Formally the first of the two movements of Op 3 bears some semblance to that of a traditional sonata form but without any suggestion of the functional harmonies or tonal centres that would usually support such a structure. The second movement has no such formal background and, while it has its own distictive material, is best understood as a development and reworking of material from the first movement—indeed the basis of the whole work is the Schoenbergian concept of ‘developing variation’ in which an idea is constantly modified and varied, giving rise, through compressing or extending, inverting or realigning the material, to new motives and new variants. Thus, for example, the fff theme on viola and cello at bar 5 of movement 2 is based on an inverted and rhythmically changed version of the lyrical theme on first violin at bar 6 of movement 1. The relationship between the two movements gradually become more clear as the second movement progresses until, towards the end, it quotes directly from the opening of the first movement.

Berg was a moderately good pianist when playing piano duets, describing himself as the 'last of the great four-hand players'. He was not a string player but one notable feature of the score of Op 3 is the detailed technical instructions as to exactly how it was to be played.

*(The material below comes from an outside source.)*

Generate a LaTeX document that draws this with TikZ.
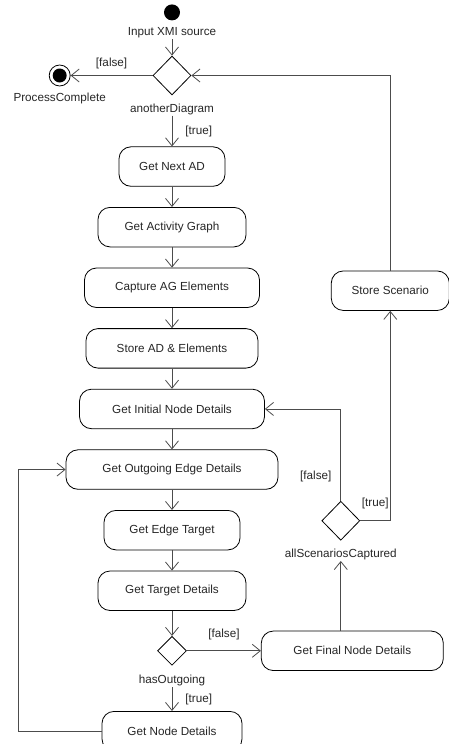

Thus we have not only directions that a passage should be played on the bridge, as harmonics on the bridge, played on the finger board, struck or played with the wood of the bow, spring Bogen, with a dense or light tremolo and so on, but also stipulations about which of the strings a figure should be played on. The whole work thus also acts as a demonstration of the colouristic possibilities of the medium. Op 3 received its premiere in Vienna in April 1911 but it was not until its performance by the Havemann Quartet at the ISCM Festival in Salzburg in 1923, almost a year after the publication of the piano score of Wozzeck, that it received a warm reception; 18 months earlier, by April 1922, the work, which had been had been published at the end of 1920, had sold only 10 copies of the score and 10 sets of parts. The premiere of Wozzeck in Berlin in December 1925, just over two years after the Salzburg performance of Op 3, would of course establish Berg as a major figure.